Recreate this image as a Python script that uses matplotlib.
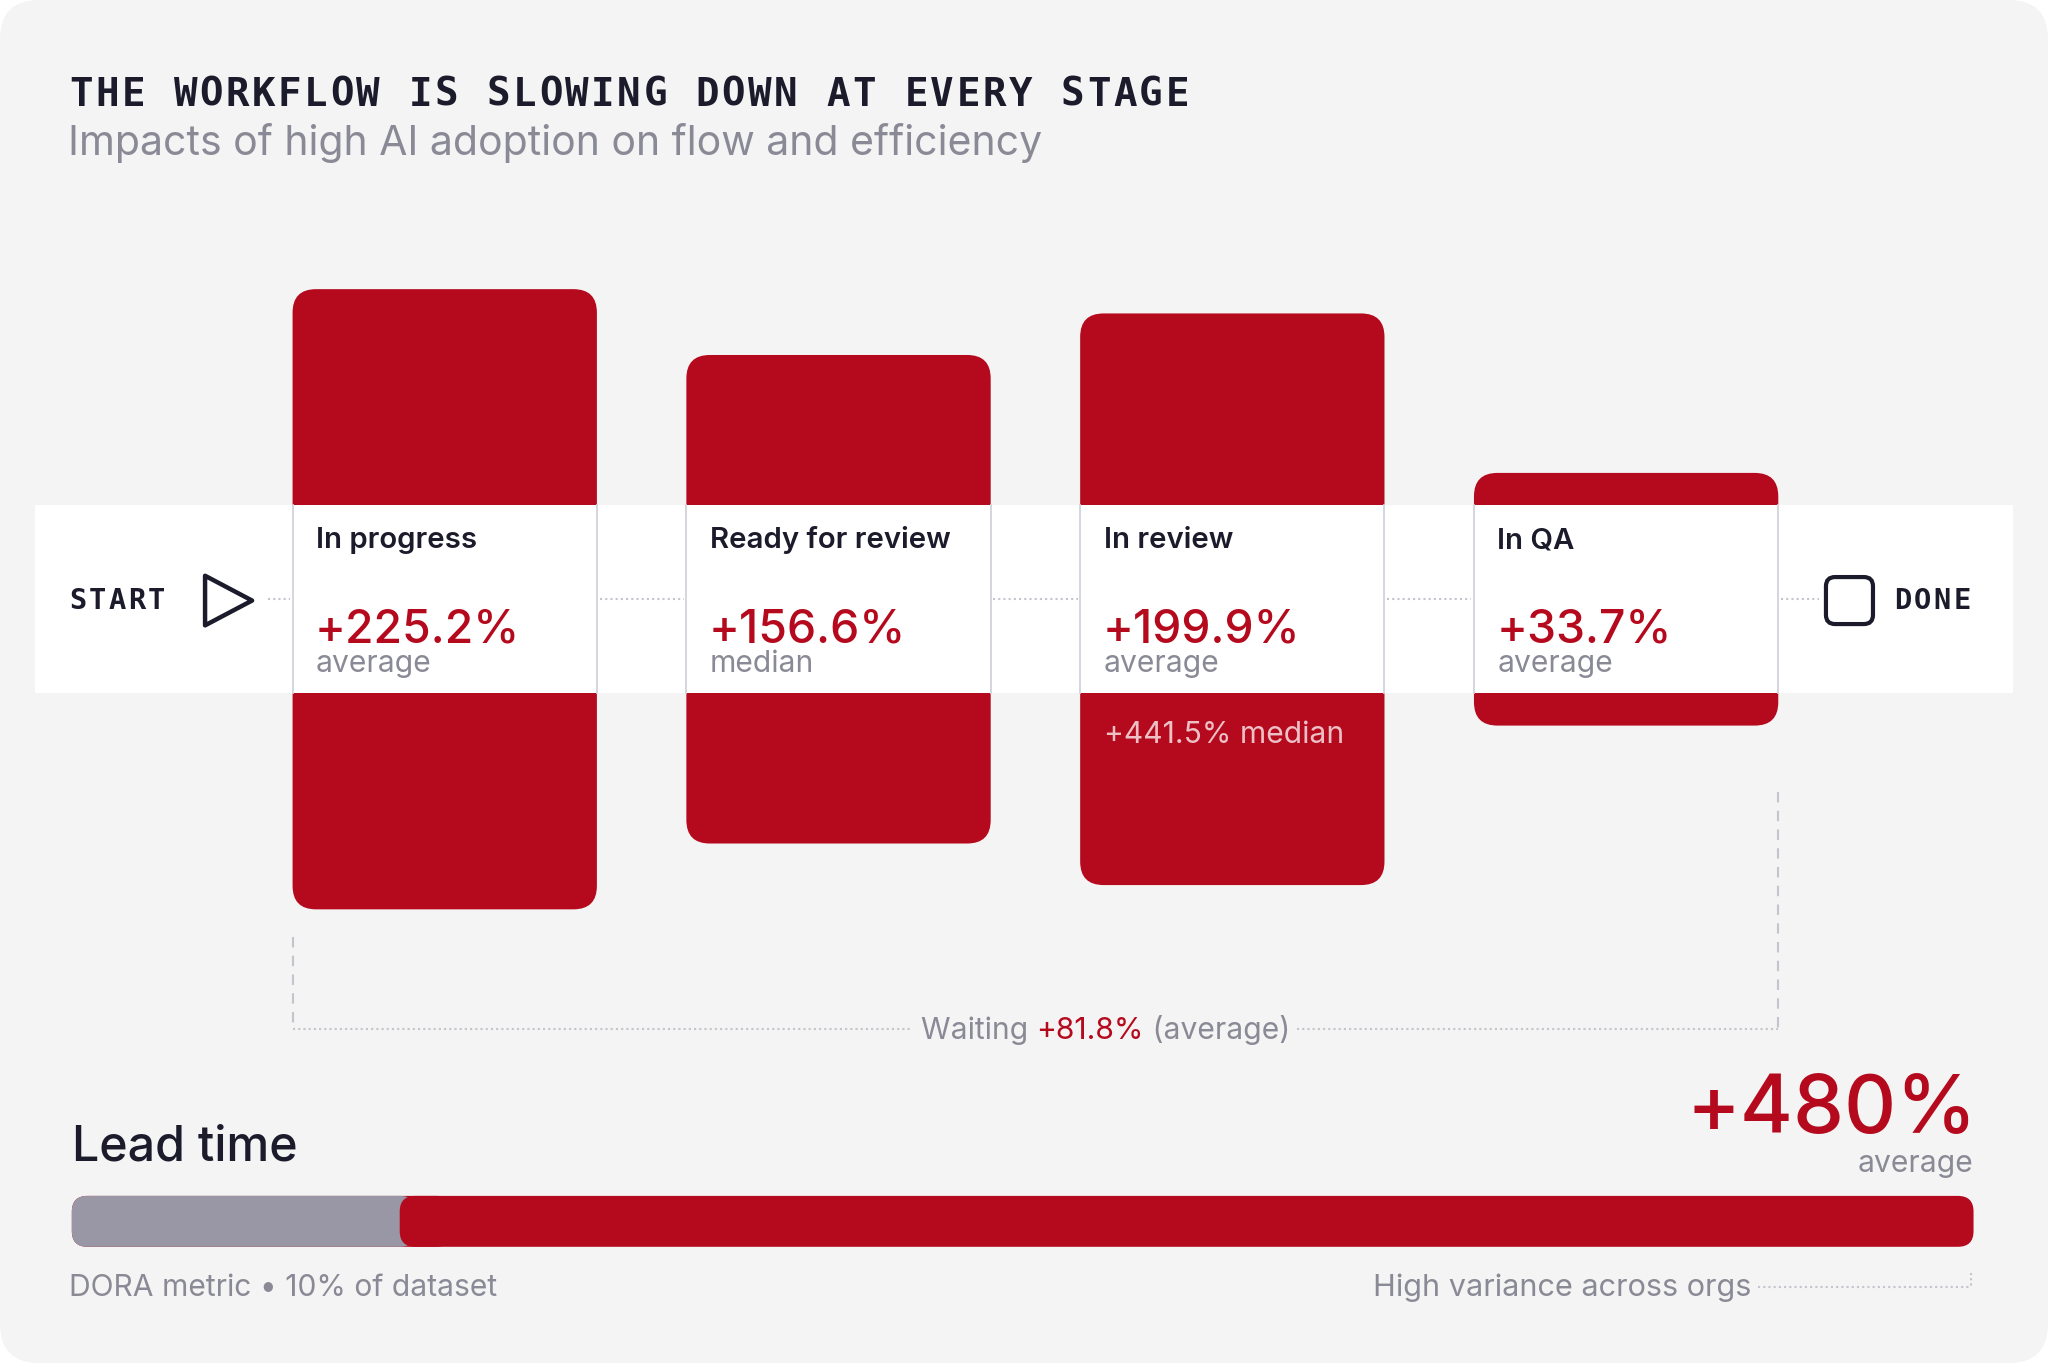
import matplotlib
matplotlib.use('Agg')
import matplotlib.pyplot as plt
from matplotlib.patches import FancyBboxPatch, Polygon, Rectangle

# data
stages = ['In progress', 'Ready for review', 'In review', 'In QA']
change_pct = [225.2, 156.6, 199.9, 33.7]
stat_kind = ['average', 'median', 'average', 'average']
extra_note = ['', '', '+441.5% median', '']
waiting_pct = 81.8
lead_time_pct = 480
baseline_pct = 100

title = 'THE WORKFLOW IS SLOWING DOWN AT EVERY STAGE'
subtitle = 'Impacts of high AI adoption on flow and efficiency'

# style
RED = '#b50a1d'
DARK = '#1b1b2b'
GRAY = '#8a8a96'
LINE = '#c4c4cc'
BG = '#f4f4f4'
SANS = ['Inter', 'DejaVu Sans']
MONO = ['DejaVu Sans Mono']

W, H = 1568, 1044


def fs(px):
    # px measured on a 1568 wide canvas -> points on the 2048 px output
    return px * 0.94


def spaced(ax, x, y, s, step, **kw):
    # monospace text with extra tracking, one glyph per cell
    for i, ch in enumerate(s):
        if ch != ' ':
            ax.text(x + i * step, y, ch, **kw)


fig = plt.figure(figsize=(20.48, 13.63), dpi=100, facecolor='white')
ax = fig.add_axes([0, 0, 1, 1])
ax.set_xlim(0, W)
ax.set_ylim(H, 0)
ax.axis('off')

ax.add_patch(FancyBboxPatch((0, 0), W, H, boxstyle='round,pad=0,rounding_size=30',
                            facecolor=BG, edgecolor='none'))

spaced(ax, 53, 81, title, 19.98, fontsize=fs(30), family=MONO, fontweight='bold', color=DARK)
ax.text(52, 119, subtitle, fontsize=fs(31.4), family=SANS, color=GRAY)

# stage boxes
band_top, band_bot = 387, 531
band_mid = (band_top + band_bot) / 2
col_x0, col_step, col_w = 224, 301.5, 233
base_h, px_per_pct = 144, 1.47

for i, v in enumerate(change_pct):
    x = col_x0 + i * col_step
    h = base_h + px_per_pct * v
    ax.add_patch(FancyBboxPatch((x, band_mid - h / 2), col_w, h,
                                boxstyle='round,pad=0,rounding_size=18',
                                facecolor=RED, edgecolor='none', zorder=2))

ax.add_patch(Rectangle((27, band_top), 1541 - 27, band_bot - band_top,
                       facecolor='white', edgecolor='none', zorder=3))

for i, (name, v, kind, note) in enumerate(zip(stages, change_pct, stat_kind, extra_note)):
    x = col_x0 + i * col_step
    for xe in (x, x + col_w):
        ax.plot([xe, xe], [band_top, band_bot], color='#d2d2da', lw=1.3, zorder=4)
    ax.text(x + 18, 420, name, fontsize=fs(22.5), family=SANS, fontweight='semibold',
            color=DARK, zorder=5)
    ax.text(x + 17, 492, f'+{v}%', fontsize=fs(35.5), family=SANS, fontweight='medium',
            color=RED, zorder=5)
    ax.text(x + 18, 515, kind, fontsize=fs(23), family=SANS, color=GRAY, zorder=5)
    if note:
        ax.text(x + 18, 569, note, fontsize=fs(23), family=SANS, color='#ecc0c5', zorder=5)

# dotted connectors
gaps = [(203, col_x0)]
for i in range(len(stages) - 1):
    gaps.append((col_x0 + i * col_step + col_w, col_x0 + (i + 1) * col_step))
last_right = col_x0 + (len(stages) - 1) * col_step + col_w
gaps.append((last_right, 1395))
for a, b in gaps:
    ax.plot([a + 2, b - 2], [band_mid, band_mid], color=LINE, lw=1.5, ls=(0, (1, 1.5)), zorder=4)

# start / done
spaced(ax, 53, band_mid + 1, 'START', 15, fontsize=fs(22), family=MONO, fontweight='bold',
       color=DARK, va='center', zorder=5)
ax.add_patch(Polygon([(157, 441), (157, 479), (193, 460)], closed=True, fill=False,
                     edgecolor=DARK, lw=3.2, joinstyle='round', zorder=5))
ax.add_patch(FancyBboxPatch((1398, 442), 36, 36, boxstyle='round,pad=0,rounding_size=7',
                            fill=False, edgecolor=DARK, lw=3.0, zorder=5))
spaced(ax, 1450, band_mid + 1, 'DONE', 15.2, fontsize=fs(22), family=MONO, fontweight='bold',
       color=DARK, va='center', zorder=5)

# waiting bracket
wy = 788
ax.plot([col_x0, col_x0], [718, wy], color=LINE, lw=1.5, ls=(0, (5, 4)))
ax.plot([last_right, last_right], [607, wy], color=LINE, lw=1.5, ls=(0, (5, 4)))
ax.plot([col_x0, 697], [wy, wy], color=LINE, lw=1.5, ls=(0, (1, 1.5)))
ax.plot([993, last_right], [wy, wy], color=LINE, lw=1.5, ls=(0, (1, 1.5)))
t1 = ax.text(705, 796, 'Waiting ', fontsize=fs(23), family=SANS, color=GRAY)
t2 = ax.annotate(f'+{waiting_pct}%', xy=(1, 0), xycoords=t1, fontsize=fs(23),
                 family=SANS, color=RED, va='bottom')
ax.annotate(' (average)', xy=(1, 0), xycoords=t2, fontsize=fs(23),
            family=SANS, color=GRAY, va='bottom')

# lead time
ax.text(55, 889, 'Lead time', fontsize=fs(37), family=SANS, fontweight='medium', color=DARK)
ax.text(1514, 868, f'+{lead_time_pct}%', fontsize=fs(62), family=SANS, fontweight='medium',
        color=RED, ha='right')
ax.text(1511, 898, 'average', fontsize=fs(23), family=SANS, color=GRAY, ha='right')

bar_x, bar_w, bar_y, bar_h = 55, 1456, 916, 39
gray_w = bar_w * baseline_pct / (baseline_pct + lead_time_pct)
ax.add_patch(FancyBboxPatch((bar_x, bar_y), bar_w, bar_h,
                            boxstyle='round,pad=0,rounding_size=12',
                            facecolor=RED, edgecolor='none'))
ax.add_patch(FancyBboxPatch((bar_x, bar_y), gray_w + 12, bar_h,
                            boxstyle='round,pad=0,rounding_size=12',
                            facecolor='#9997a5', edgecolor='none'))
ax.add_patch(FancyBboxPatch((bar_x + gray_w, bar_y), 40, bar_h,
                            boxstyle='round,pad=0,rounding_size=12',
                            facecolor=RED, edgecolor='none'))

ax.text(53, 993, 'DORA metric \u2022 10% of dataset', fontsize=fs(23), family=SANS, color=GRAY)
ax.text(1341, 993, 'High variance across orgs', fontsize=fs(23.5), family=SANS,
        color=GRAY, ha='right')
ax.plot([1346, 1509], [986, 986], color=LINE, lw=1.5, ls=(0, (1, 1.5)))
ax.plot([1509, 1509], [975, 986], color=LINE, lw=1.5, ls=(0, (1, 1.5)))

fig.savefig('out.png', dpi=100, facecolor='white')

### GIVEN INSTRUCTION
Exactly reproduce the run of lines from the start of the listing through the line with "facecolor=BG, edgecolor='none'))", inclusive; pictures are not copied.

### EXERCISE RESULT
Recreate this image as a Python script that uses matplotlib.
import matplotlib
matplotlib.use('Agg')
import matplotlib.pyplot as plt
from matplotlib.patches import FancyBboxPatch, Polygon, Rectangle

# data
stages = ['In progress', 'Ready for review', 'In review', 'In QA']
change_pct = [225.2, 156.6, 199.9, 33.7]
stat_kind = ['average', 'median', 'average', 'average']
extra_note = ['', '', '+441.5% median', '']
waiting_pct = 81.8
lead_time_pct = 480
baseline_pct = 100

title = 'THE WORKFLOW IS SLOWING DOWN AT EVERY STAGE'
subtitle = 'Impacts of high AI adoption on flow and efficiency'

# style
RED = '#b50a1d'
DARK = '#1b1b2b'
GRAY = '#8a8a96'
LINE = '#c4c4cc'
BG = '#f4f4f4'
SANS = ['Inter', 'DejaVu Sans']
MONO = ['DejaVu Sans Mono']

W, H = 1568, 1044


def fs(px):
    # px measured on a 1568 wide canvas -> points on the 2048 px output
    return px * 0.94


def spaced(ax, x, y, s, step, **kw):
    # monospace text with extra tracking, one glyph per cell
    for i, ch in enumerate(s):
        if ch != ' ':
            ax.text(x + i * step, y, ch, **kw)


fig = plt.figure(figsize=(20.48, 13.63), dpi=100, facecolor='white')
ax = fig.add_axes([0, 0, 1, 1])
ax.set_xlim(0, W)
ax.set_ylim(H, 0)
ax.axis('off')

ax.add_patch(FancyBboxPatch((0, 0), W, H, boxstyle='round,pad=0,rounding_size=30',
                            facecolor=BG, edgecolor='none'))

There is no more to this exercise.